Fazla çalışmanın ispatı konusunda iş yeri kayıtları, özellikle işyerine giriş çıkışı gösteren belgeler, iş yeri iç yazışmaları, delil niteliğindedir. Ancak, fazla çalışmanın bu tür yazılı belgelerle ispatlanamaması durumunda tarafların dinletmiş oldukları şahit beyanları ile sonuca gidilmesi gerekir.

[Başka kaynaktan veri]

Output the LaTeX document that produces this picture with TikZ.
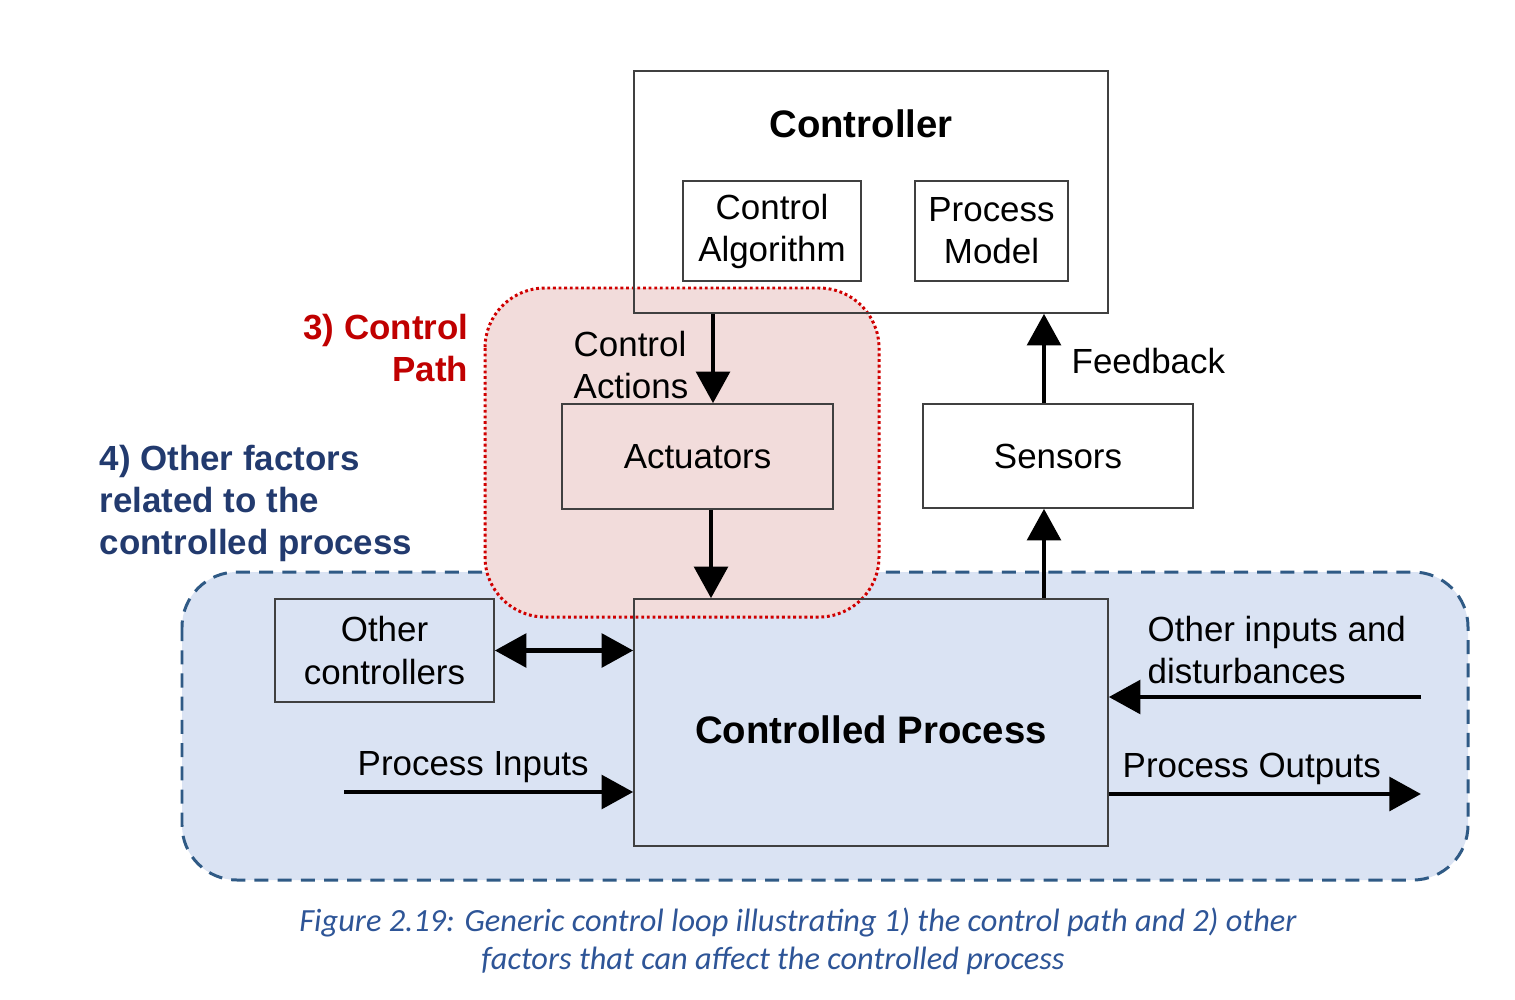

Bunun dışında herkesçe bilinen genel bazı vakıalar da bu noktada gözönüne alınabilir. İşçinin fiilen yaptığı işin niteliği ve yoğunluğuna göre de fazla çalışma olup olmadığı araştırılmalıdır.
İmzalı ücret bordrolarında fazla çalışma ücreti ödendiği anlaşılıyorsa, işçi tarafından gerçekte daha fazla çalışma yaptığının ileri sürülmesi mümkün değildir. Ancak, işçinin fazla çalışma alacağının daha fazla olduğu yönündeki ihtirazi kaydının bulunması halinde, bordroda görünenden daha fazla çalışmanın ispatı her türlü delille söz konusu olabilir. Buna karşın, bordroların imzalı ve ihtirazi kayıtsız olması durumunda dahi, işçinin geçerli bir yazılı belge ile bordroda yazılı olandan daha fazla çalışmayı yazılı delille ispatlaması gerekir. Bordrolarda tahakkuk bulunmasına rağmen bordroların imzasız olması halinde ise, varsa ilgili dönem banka ve tüm ödeme kayıtları celp edilmeli ve ödendiği tespit edilen miktarlar yapılan hesaplamadan mahsup edilmelidir.

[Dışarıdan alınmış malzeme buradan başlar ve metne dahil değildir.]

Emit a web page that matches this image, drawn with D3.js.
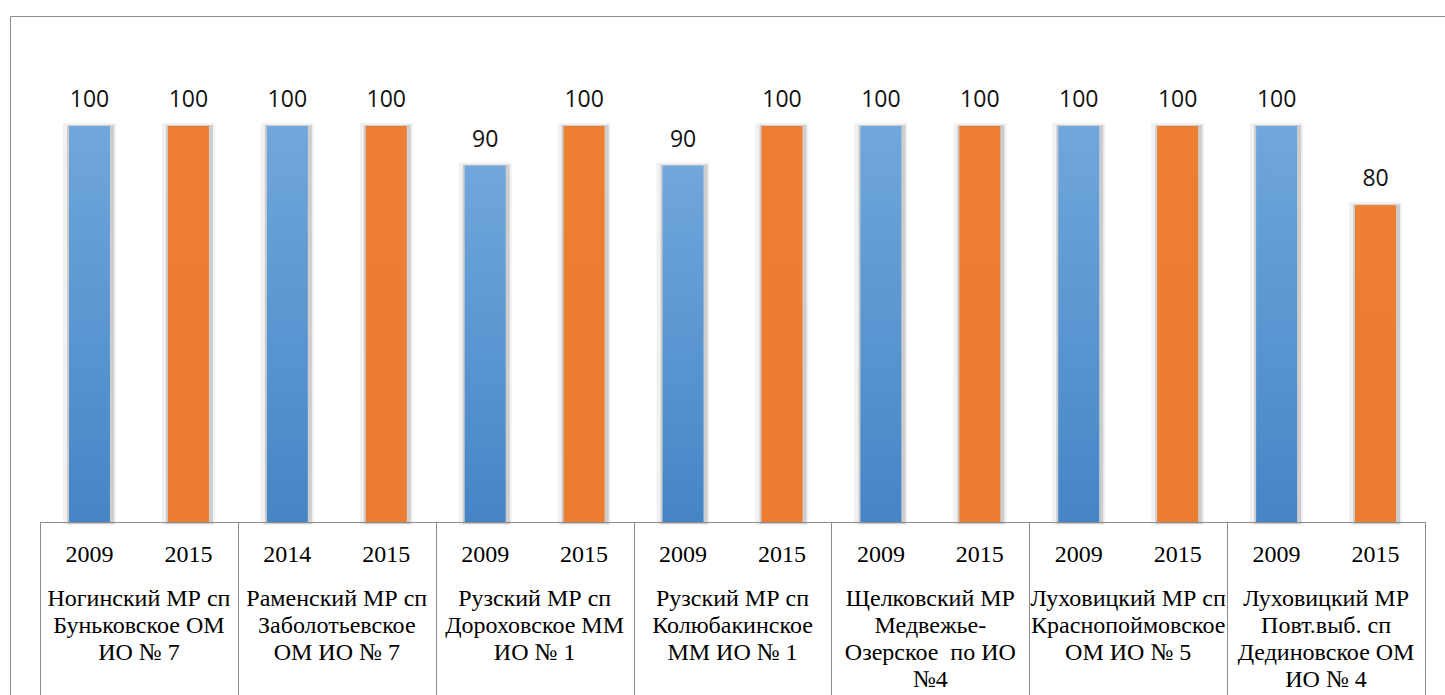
<!DOCTYPE html>
<html><head><meta charset="utf-8">
<script src="https://cdn.jsdelivr.net/npm/d3@7"></script>
<style>body{margin:0;background:#fff;}svg{display:block;}</style>
</head><body>
<script>
const groups = [
  ["Ногинский МР сп","Буньковское ОМ","ИО № 7"],
  ["Раменский МР сп","Заболотьевское","ОМ ИО № 7"],
  ["Рузский МР сп","Дороховское ММ","ИО № 1"],
  ["Рузский МР сп","Колюбакинское","ММ ИО № 1"],
  ["Щелковский МР","Медвежье-","Озерское  по ИО","№4"],
  ["Луховицкий МР сп","Краснопоймовское","ОМ ИО № 5"],
  ["Луховицкий МР","Повт.выб. сп","Дединовское ОМ","ИО № 4"]
];
const years = [["2009","2015"],["2014","2015"],["2009","2015"],["2009","2015"],["2009","2015"],["2009","2015"],["2009","2015"]];
const values = [[100,100],[100,100],[90,100],[90,100],[100,100],[100,100],[100,80]];
const colors = ["blue","orange"];

const W=1445,H=695;
const svg=d3.select("body").append("svg").attr("width",W).attr("height",H);

// category/year texts first, directly in svg
const left=40,right=1425,axisY=522;
const x0=d3.scaleBand().domain(d3.range(groups.length)).range([left,right]).paddingInner(0).paddingOuter(0);
const x1=d3.scaleBand().domain([0,1]).range([0,x0.bandwidth()]);
const y=d3.scaleLinear().domain([0,100]).range([axisY,126]);
const bw=41;
const bars=[];
values.forEach((vals,gi)=>vals.forEach((v,si)=>bars.push({gi,si,v})));
const cx=d=>x0(d.gi)+x1(d.si)+x1.bandwidth()/2;

bars.forEach(d=>{
  svg.append("text").attr("x",cx(d)).attr("y",562).attr("text-anchor","middle")
    .style("font-family",'"Liberation Serif"').style("font-size","24px").attr("fill","#000").text(years[d.gi][d.si]);
});
groups.forEach((lines,gi)=>{
  lines.forEach((ln,li)=>svg.append("text").attr("text-anchor","middle")
    .attr("x",x0(gi)+x0.bandwidth()/2).attr("y",606+li*27)
    .style("font-family",'"Liberation Serif"').style("font-size","24px").style("white-space","pre").attr("fill","#000").text(ln));
});

const defs=svg.append("defs");
const gb=defs.append("linearGradient").attr("id","gblue").attr("x1",0).attr("y1",0).attr("x2",0).attr("y2",1);
gb.append("stop").attr("offset","0%").attr("stop-color","#70a7dc");
gb.append("stop").attr("offset","100%").attr("stop-color","#4585c6");
const go=defs.append("linearGradient").attr("id","gorange").attr("x1",0).attr("y1",0).attr("x2",0).attr("y2",1);
go.append("stop").attr("offset","0%").attr("stop-color","#ee7e32");
go.append("stop").attr("offset","100%").attr("stop-color","#ec7c30");

svg.append("line").attr("x1",10.5).attr("x2",W).attr("y1",16.5).attr("y2",16.5).attr("stroke","#8c8c8c");
svg.append("line").attr("x1",10.5).attr("x2",10.5).attr("y1",16.5).attr("y2",H).attr("stroke","#8c8c8c");

// shadows (no filter)
svg.selectAll("rect.sh1").data(bars).join("rect").attr("class","sh1")
  .attr("x",d=>cx(d)-bw/2-6).attr("width",bw+12)
  .attr("y",d=>y(d.v)-3).attr("height",d=>axisY-y(d.v)+6)
  .attr("fill","#f1f1f1");
svg.selectAll("rect.sh2").data(bars).join("rect").attr("class","sh2")
  .attr("x",d=>cx(d)-bw/2-2).attr("width",bw+6)
  .attr("y",d=>y(d.v)-1).attr("height",d=>axisY-y(d.v)+3)
  .attr("fill","#cdcdcd");
svg.selectAll("rect.bar").data(bars).join("rect").attr("class","bar")
  .attr("x",d=>cx(d)-bw/2).attr("width",bw)
  .attr("y",d=>y(d.v)).attr("height",d=>axisY-y(d.v))
  .attr("fill",d=>`url(#g${colors[d.si]})`);

svg.selectAll("text.val").data(bars).join("text").attr("class","val")
  .attr("x",d=>cx(d)).attr("y",d=>y(d.v)-19)
  .attr("text-anchor","middle").style("font-family",'"Open Sans"').style("font-size","23px").attr("fill","#111")
  .text(d=>d.v);

svg.append("line").attr("x1",left).attr("x2",right).attr("y1",axisY+0.5).attr("y2",axisY+0.5).attr("stroke","#8c8c8c");
d3.range(groups.length+1).forEach(i=>{
  const xx=Math.round(i<groups.length?x0(i):right)+0.5;
  svg.append("line").attr("x1",xx).attr("x2",xx).attr("y1",axisY).attr("y2",H).attr("stroke","#8c8c8c");
});
</script>
</body></html>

Fazla çalışmanın yazılı delil ya da tanıkla ispatı imkan dahilindedir. İşyerinde çalışma düzenini bilmeyen ve bilmesi mümkün olmayan tanıkların anlatımlarına değer verilemez.
Fazla çalışmanın belirlenmesinde 4857 sayılı İş Kanunu"nun 68. maddesi uyarınca ara dinlenme sürelerinin dikkate alınması gerekir.
Somut olayda; hükme esas alınan bilirkişi raporunda davacı tanık beyanlarına göre davacının haftada 15,5 saat fazla mesai yaptığı kabul edilmiştir. Fazla çalışma ücret talebinin davalı işverene karşı dava açmış bulunan husumetli tanık beyanlarına göre hesaplanması hatalı olmuştur. Ancak davacı tanıklarından ... "ya ait ... 3.İş Mahkemesinin 2012/129 esas sayılı emsal nitelikteki dosyasında haftalık 5 saat fazla çalışma yaptığı kabul edilerek hesaplama yapılmış, söz konusu karar Yargıtay (Kapatılan) 7.Hukuk Dairesinin 2014/16564 esas sayılı ilamı ile onanmıştır. Bu durumda, kesinleşmiş karar da dikkate alındığında aynı işyerinde aynı işi yapan çalışanlar açısından işyeri çalışma şartlarının aynı olmasının kabulü gerekeceği ve buna göre davacının da anılan emsal dosyadaki gibi fazla çalışma yaptığının kabul edilmesi gerektiği anlaşılmakla, kararın bu yönden bozulması gerekmiştir.
SONUÇ: Temyiz olunan kararın yukarıda yazılı sebepten BOZULMASINA, peşin alınan temyiz harcının istek halinde ilgiliye iadesine, 12.03.2019 gününde oybirliğiyle karar verildi.